Architecting Materials of the Future

Architecting Materials of the Future

Architecture is constantly evolving as new material are discovered and created that could revolutionise the way we think about constructing the functional spaces of the future. We are now more than ever; we are combining raw materials and technologies to produce incredibly innovative components we can use to build structures are free from the traditional restraints of bricks and mortar.

As our future need emerge, architects and scientists have had to adapt their approaches and try to predict what material will be useful in the world of tomorrow. A wetter planet will see the need for substances that can remain dry and global warming could see temperature soar and so habitats will have to incorporate breathable and lightweight elements to them.

There are some things that we will always associate with traditional raw materials; houses are made of bricks, sheds are made from wood and buildings are made from steel. Steel is a material that has been used for hundreds of years to create strong and stable structures and it is an incredibly versatile material. Companies like Armstrong Steel are on the rise and providing a wide array of steel buildings that you can have built within a day. These can be used for everything from a garage to a storage unit. Steel is a material that will continue to be used in the future as it is also recyclable unlike other materials such as plastic.

American engineers have developed a new technique for treating wood by initially boiling it with a mixture of Sodium Hydroxide (NaOH) and Sodium Sulfite (Na2SO3) to eliminate lignin fibres and hemicellulose which is a component of the plant’s cell wall. Once these have been removed the wood is then crushed under heat to create incredibly strong nanofibres. This could completely transform the way wood is used as softer types that are commonly overlooked due to their lack of structural integrity could now be used to great versatility.

Nano wood can also be extremely insulating as the bonded cellulose fibres provide a high mechanical strength and with the potential to up to thirty times more thermal insulation that the best silica aerogels, this innovative material could find great use in cold climates.

Many of the existing building structures today were developed in the age of concrete where this durable and cheap component was considered the ideal material to build with. Fast-forward to today and those buildings are now suffering from damage that if not properly dealt with, can lead to expensive repairs.

Taking inspiration from how the body heals itself, researchers at Binghamton University have developed self-healing concrete using fungi called Trichoderma reesei that acts as a sealant when added to concrete.
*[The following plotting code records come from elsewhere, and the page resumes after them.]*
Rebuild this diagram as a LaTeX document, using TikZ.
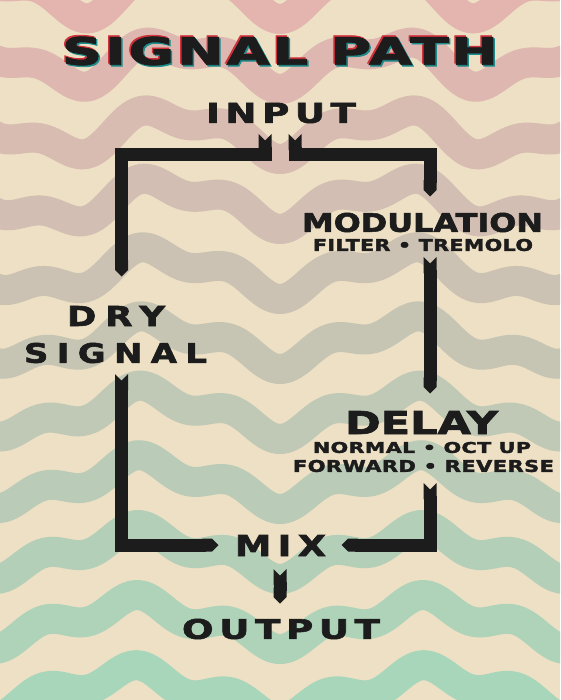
\documentclass[tikz,border=0pt]{standalone}
\usepackage{fontspec}
\usepackage{graphicx}
\usepackage{tikz}
\usetikzlibrary{arrows.meta}
\usetikzlibrary{positioning}
\setmainfont{DejaVu Sans}
\newfontfamily\pathfont[FakeBold=2]{DejaVu Sans}
\definecolor{paper}{HTML}{EDE0C4}
\definecolor{pinkband}{HTML}{E4B4AF}
\definecolor{greenband}{HTML}{A8D6BA}
\definecolor{ink}{HTML}{1C1C1C}
\definecolor{glitchred}{HTML}{D0303A}
\definecolor{glitchcyan}{HTML}{1E8C8C}
% squeeze a label into its box: width, cap height, letter spacing, text
\newcommand{\fitlbl}[4]{\resizebox{#1pt}{#2pt}{\pathfont\bfseries\addfontfeature{LetterSpace=#3}#4}}

\begin{document}
\begin{tikzpicture}[x=1pt,y=-1pt]
  % some styles
  \tikzset{
    lbl/.style={inner sep=0pt, outer sep=0pt, text=ink},
    pipe/.style={
      draw=ink,
      line width=13pt,
      line join=miter,
      {Triangle Cap[reversed]}-{Triangle Cap}
    }
  }

\useasboundingbox (0,0) rectangle (560,700);

% paper and waves
\begin{scope}
\clip (0,0) rectangle (560,700);
\fill[paper] (0,0) rectangle (560,700);
\foreach \k in {0,...,10} {
  \pgfmathtruncatemacro{\mixv}{100-10*\k}
  \pgfmathsetmacro{\per}{200+10*\k}
  \draw[line width=30pt, color=pinkband!\mixv!greenband]
    plot[domain=-20:580, samples=120, smooth]
    (\x,{-8+70*\k+18*cos((\x-280)/\per*360)+9*cos((\x-280)/95*360)});
}
\end{scope}

% title with colour fringes
\node[lbl, text=glitchred] (titlered) at (278.5,49.5) {\fitlbl{436}{28}{5}{SIGNAL PATH}};
\node[lbl, text=glitchcyan] (titlecyan) at (281.5,52.5) {\fitlbl{436}{28}{5}{SIGNAL PATH}};
\node[lbl] (title) at (280,51) {\fitlbl{436}{28}{5}{SIGNAL PATH}};

% stages
\node[lbl] (input) at (281,113) {\fitlbl{150}{20}{15}{INPUT}};
\node[lbl] (mod) at (422.5,222.5) {\fitlbl{241}{19}{0}{MODULATION}};
\node[lbl] (modsub) at (423,245) {\fitlbl{220}{12}{2}{FILTER • TREMOLO}};
\node[lbl] (delay) at (421.5,422.5) {\fitlbl{153}{23}{0}{DELAY}};
\node[lbl] (dlysubA) at (422,447.5) {\fitlbl{218}{11}{2}{NORMAL • OCT UP}};
\node[lbl] (dlysubB) at (423.5,466) {\fitlbl{261}{12}{2}{FORWARD • REVERSE}};
\node[lbl] (dry) at (116,316) {\fitlbl{98}{20}{25}{DRY}};
\node[lbl] (signal) at (115.5,353) {\fitlbl{183}{20}{25}{SIGNAL}};
\node[lbl] (mix) at (280.5,545.5) {\fitlbl{91}{21}{18}{MIX}};
\node[lbl] (output) at (281,629) {\fitlbl{198}{20}{15}{OUTPUT}};

% bar ends
\coordinate (topbar) at (0,155);
\coordinate (botbar) at (0,545);
\coordinate (inl) at (265,134);
\coordinate (inr) at (295,134);
\coordinate (dryin) at (121.5,276.5);
\coordinate (dryout) at (121.5,374);
\coordinate (modin) at (430,196.5);
\coordinate (modout) at (430,257);
\coordinate (dlyin) at (430,393.5);
\coordinate (dlyout) at (430,483);
\coordinate (mixl) at (218.5,545);
\coordinate (mixr) at (341.5,545);
\coordinate (mixout) at (280,569);
\coordinate (outin) at (280,603.5);

\draw[pipe] (inl) -- (inl |- topbar) -| (dryin);
\draw[pipe] (inr) -- (inr |- topbar) -| (modin);
\draw[pipe] (modout) -- (dlyin);
\draw[pipe] (dryout) |- (mixl);
\draw[pipe] (dlyout) |- (mixr);
\draw[pipe] (mixout) -- (outin);

\end{tikzpicture}
\end{document}
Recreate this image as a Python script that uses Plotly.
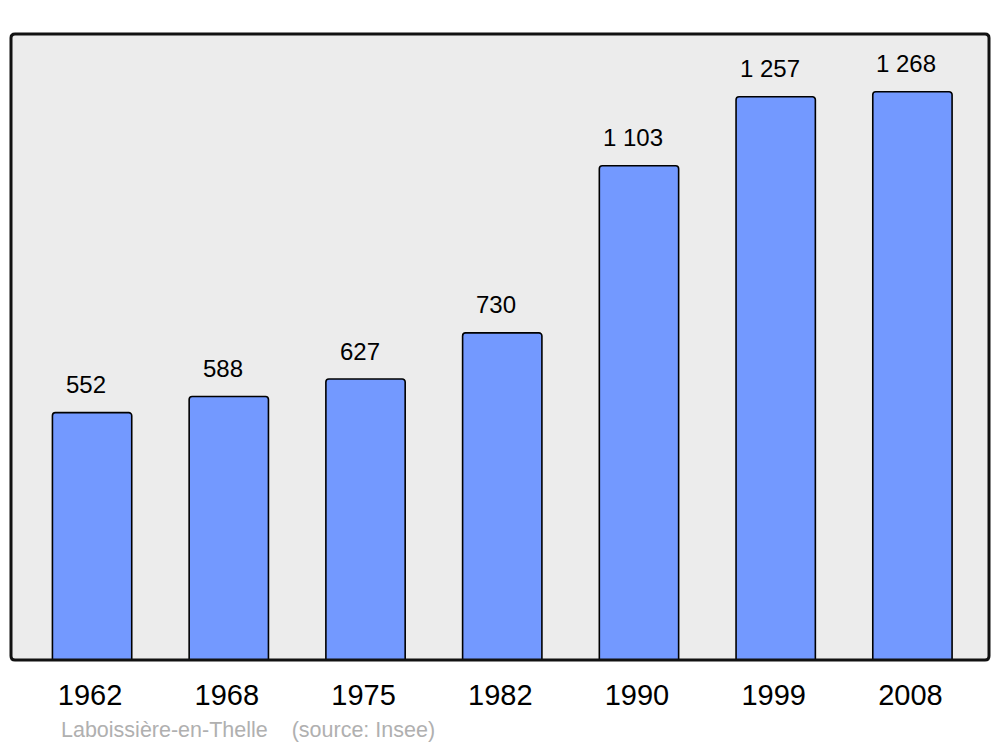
import plotly.graph_objects as go

years = ["1962", "1968", "1975", "1982", "1990", "1999", "2008"]
population = [552, 588, 627, 730, 1103, 1257, 1268]
value_labels = ["552", "588", "627", "730", "1 103", "1 257", "1 268"]
footer_text = "Laboissière-en-Thelle    (source: Insee)"

# the page body adds an 8px margin, so the figure is sized to fit the window
W, H = 992, 739
ML, MR, MT, MB = 3, 11, 26, 87
FONT = "Liberation Sans, Arial, sans-serif"

xs = list(range(len(years)))

fig = go.Figure()
fig.add_trace(go.Bar(
    x=xs, y=population,
    width=0.58,
    marker=dict(color="#7399ff", line=dict(color="#000000", width=1.6)),
    hoverinfo="skip",
))

for x, v, lab in zip(xs, population, value_labels):
    fig.add_annotation(x=x, y=v, text=lab, showarrow=False,
                       xanchor="center", yanchor="middle",
                       xshift=-6, yshift=28,
                       font=dict(family=FONT, size=24, color="#000000"))

# rounded frame around the plotting area
pw = W - ML - MR
ph = H - MT - MB
r = 4
rx, ry = r / pw, r / ph
path = (f"M {rx} 0 L {1-rx} 0 Q 1 0 1 {ry} L 1 {1-ry} Q 1 1 {1-rx} 1 "
        f"L {rx} 1 Q 0 1 0 {1-ry} L 0 {ry} Q 0 0 {rx} 0 Z")
fig.add_shape(type="path", path=path, xref="paper", yref="paper",
              line=dict(color="#111111", width=3), fillcolor="rgba(0,0,0,0)",
              layer="above")

fig.add_annotation(x=(51 - ML) / pw, y=-(722 - (H - MB)) / ph,
                   xref="paper", yref="paper", text=footer_text, showarrow=False,
                   xanchor="left", yanchor="middle",
                   font=dict(family=FONT, size=21.5, color="#b0b0b0"))

fig.update_layout(
    width=W, height=H,
    margin=dict(l=ML, r=MR, t=MT, b=MB, pad=0),
    paper_bgcolor="#ffffff",
    plot_bgcolor="#ececec",
    showlegend=False,
    barcornerradius=3,
    font=dict(family=FONT),
    xaxis=dict(
        range=[-0.593, 6.56],
        tickmode="array", tickvals=xs, ticktext=years,
        tickfont=dict(family=FONT, size=29, color="#000000"),
        ticks="outside", ticklen=9, tickcolor="rgba(0,0,0,0)",
        ticklabelshift=-2,
        showgrid=False, zeroline=False, showline=False,
        fixedrange=True,
    ),
    yaxis=dict(
        range=[0, 1397],
        showticklabels=False, showgrid=False, zeroline=False, showline=False,
        ticks="", fixedrange=True,
    ),
)

fig.write_html("out.html")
When a crack appears in the building, the fungal spores will start to germinate producing calcium carbonate (CaCO3) in response to the leakage of water and oxygen into the crack from exposure to the elements. The spores will completely fill in these cracks preventing structural decay and the best part is that this process is on-going meaning the building will continue to heal itself for many years to come without the need for human intervention.

Plastic is a huge problem today and on-going research into how we can modify these non-biodegradable materials continues. Harvard Scientists, however, have taken a step closer to achieving a smart solution to the problem by creating a bio-plastic made from the shells of shrimp. Influenced by how hardwearing the shells are and by utilising the glucose derivative chitin contained within them they have been able to generate a material that is biodegradable, inexpensive has the strength of aluminium whilst having half the mass.

If mass produced, this could start to reverse the current devastating plastics trend and see a reduction in pollution in the world oceans.

You may have heard of graphene and the buzz surrounding this ‘wonder material’ – well the hype is well-founded. Graphene is a type of carbon that sees the atom arranged hexagonally that overlap to form layers that can slide over each other. The material has impressive strength and is incredibly light and researchers at MIT have been working hard give it 3D real-world applications.

When modelled in a sponge-like fashion the material takes on amazing strength properties, becoming ten times stronger than steel. This is due to the arrangement of atoms allowing for incremental deformation demonstrating outstanding tensile strength.

MIT is optimistic about the future of this super-material’s use in architecture and predicts that it will be one day used to construct bridges and other flexible large structures.

Innovative materials are constantly being developed and this is vital to meet the growing and ever-changing demands of an expanding population and dynamic planet. Architects themselves are now planning the building of tomorrow with these challenges mind and are turning to researchers at the cutting edge to help them. From living buildings to super woods, inspiration is being sought from the most unlikely of places to help create the architecture of the future.